What is asked: Look through the records below, and copy out every line that holds the string "React".

Exercise material:
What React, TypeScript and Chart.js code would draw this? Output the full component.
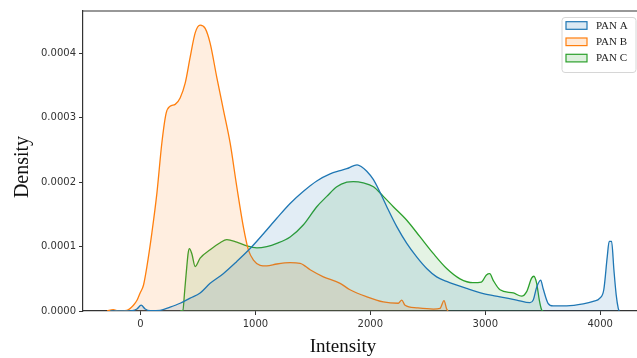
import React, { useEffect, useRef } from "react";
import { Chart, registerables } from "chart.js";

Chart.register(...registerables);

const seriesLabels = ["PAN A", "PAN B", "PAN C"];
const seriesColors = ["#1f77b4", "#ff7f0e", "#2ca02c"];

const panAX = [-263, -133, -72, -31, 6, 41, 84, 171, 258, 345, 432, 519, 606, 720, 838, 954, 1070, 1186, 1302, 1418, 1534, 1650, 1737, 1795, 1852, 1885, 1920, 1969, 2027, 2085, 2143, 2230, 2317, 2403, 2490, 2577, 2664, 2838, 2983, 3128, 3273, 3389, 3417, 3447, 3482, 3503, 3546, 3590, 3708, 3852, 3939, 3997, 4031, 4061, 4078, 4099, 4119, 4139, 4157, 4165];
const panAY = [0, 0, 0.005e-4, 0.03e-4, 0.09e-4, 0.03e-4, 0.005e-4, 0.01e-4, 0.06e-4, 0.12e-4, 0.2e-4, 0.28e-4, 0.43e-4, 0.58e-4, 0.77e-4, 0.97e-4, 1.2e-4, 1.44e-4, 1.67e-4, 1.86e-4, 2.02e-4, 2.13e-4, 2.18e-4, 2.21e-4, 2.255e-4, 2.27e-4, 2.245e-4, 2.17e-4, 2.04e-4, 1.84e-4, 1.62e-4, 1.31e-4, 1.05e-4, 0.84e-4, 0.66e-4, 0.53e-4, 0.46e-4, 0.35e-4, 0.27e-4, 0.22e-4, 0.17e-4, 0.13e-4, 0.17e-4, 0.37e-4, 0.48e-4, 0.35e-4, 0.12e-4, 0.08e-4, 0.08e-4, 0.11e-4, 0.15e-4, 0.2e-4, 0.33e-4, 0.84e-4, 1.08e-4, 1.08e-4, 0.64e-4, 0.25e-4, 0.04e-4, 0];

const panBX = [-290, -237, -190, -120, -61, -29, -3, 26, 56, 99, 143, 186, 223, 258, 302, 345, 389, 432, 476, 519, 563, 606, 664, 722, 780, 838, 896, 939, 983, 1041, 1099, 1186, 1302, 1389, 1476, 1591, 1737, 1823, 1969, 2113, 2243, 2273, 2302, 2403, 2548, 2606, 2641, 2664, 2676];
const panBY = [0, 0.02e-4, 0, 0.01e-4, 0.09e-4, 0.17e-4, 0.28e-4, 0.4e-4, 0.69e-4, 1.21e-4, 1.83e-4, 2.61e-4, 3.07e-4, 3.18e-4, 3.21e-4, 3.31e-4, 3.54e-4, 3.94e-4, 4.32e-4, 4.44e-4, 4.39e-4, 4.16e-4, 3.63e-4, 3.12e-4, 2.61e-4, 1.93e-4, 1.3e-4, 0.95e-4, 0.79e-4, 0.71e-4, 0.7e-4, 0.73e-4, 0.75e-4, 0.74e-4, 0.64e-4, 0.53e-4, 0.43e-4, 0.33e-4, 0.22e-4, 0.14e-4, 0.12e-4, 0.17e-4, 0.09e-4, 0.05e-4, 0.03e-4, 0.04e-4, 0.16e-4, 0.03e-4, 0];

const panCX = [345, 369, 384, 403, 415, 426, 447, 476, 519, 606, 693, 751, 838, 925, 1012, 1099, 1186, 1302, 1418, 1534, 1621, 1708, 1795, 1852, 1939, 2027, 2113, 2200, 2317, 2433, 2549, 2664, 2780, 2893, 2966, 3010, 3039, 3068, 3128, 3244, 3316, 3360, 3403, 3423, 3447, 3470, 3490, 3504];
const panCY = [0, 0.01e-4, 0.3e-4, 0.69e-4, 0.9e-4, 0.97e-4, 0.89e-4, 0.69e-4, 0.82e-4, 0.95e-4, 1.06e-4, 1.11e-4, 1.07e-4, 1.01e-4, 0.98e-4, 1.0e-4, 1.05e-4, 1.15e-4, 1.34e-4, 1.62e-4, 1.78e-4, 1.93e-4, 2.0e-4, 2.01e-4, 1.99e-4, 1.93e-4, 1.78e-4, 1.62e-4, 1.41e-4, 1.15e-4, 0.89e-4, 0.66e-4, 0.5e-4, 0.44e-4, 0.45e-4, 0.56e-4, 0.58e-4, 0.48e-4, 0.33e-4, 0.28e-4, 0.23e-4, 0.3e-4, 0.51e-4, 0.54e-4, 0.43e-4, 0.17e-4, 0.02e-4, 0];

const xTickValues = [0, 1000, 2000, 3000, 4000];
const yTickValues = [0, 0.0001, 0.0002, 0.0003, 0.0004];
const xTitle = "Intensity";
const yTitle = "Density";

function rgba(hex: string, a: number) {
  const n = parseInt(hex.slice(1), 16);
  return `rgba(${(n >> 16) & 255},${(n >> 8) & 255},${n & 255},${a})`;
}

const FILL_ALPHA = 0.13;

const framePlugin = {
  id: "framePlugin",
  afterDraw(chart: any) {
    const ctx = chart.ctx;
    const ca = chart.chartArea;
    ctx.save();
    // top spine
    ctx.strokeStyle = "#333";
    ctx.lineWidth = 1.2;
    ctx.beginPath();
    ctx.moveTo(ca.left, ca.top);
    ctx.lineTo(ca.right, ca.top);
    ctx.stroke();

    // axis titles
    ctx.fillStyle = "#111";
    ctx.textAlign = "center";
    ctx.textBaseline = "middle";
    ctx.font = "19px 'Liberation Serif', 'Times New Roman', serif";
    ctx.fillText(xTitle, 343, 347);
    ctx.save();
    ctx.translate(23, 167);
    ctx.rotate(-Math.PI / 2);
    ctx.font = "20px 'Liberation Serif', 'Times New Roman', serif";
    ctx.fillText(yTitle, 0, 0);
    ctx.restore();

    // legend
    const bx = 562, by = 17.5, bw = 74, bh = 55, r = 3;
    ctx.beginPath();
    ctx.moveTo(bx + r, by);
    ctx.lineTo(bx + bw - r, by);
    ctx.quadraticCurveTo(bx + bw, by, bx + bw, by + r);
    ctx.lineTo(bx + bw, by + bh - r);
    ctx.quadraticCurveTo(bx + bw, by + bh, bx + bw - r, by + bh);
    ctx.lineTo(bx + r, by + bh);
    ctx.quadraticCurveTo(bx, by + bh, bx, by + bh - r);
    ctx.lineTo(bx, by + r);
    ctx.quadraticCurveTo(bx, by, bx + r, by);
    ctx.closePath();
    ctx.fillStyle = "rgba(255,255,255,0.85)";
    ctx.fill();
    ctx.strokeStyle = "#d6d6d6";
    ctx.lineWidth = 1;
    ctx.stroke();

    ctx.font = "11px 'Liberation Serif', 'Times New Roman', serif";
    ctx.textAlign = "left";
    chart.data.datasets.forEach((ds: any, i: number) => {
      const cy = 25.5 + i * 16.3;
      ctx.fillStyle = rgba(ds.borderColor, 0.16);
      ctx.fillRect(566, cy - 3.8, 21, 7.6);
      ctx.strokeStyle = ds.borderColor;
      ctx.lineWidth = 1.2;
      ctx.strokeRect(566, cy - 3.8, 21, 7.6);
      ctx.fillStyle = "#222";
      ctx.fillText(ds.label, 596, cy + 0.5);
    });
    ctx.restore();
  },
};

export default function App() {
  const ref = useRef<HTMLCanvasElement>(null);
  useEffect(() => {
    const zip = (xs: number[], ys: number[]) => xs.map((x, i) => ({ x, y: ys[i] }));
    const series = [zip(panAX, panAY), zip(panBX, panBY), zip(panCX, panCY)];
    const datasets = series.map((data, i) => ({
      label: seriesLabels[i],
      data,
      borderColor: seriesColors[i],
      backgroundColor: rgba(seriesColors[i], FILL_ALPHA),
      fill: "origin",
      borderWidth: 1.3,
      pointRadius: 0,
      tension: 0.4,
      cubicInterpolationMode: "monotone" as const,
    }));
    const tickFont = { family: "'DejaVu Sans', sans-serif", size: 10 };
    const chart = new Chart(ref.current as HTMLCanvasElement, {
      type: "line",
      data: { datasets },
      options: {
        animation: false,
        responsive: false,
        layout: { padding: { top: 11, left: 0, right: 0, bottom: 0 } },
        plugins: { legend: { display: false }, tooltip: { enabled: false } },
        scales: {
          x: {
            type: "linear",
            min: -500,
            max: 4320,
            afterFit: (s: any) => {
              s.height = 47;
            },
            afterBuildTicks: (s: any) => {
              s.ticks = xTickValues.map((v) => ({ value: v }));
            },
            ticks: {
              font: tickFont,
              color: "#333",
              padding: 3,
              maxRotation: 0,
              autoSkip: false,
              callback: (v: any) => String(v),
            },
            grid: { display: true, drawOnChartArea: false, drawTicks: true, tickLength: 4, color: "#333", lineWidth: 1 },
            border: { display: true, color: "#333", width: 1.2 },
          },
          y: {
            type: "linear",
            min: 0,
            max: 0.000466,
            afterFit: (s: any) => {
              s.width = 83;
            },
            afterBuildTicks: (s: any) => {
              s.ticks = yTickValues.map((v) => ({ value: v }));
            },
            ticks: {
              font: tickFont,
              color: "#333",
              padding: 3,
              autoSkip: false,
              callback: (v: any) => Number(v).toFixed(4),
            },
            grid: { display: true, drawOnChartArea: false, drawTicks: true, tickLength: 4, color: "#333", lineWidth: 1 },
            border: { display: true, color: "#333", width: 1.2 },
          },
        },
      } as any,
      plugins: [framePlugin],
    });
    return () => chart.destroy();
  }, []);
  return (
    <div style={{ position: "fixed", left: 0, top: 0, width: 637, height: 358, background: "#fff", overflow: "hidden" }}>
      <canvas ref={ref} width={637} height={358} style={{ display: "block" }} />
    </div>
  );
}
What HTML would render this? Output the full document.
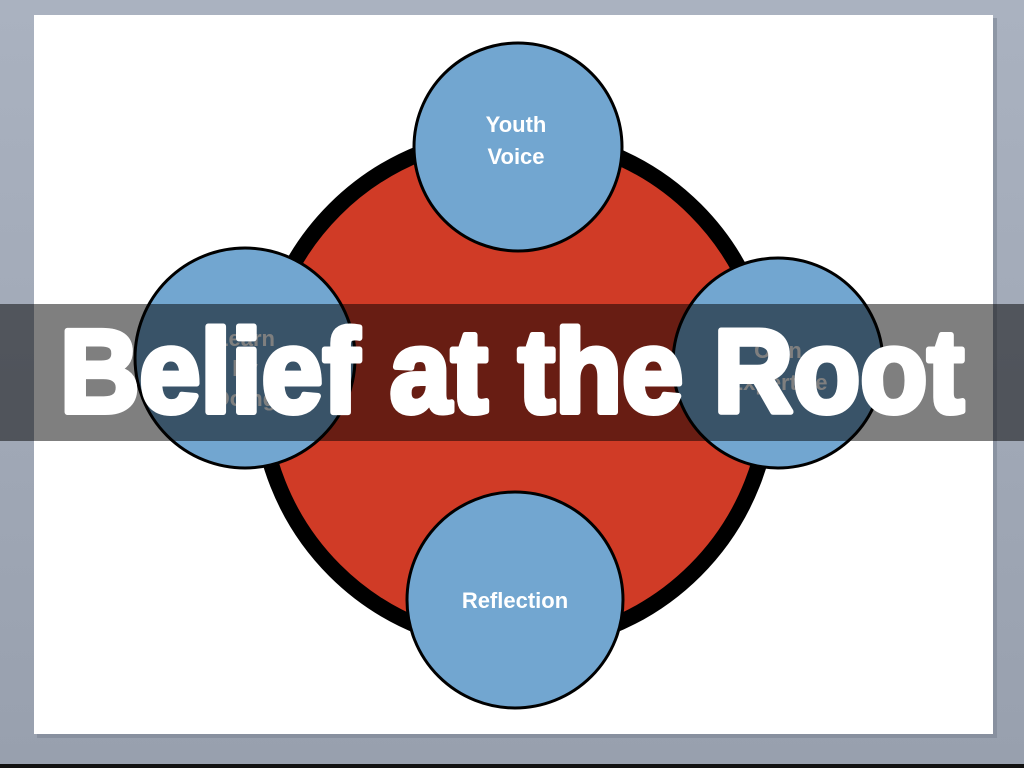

Solution to this problem:
What React, TypeScript and Chart.js code would draw this? Output the full component.
import React, { useEffect, useRef } from "react";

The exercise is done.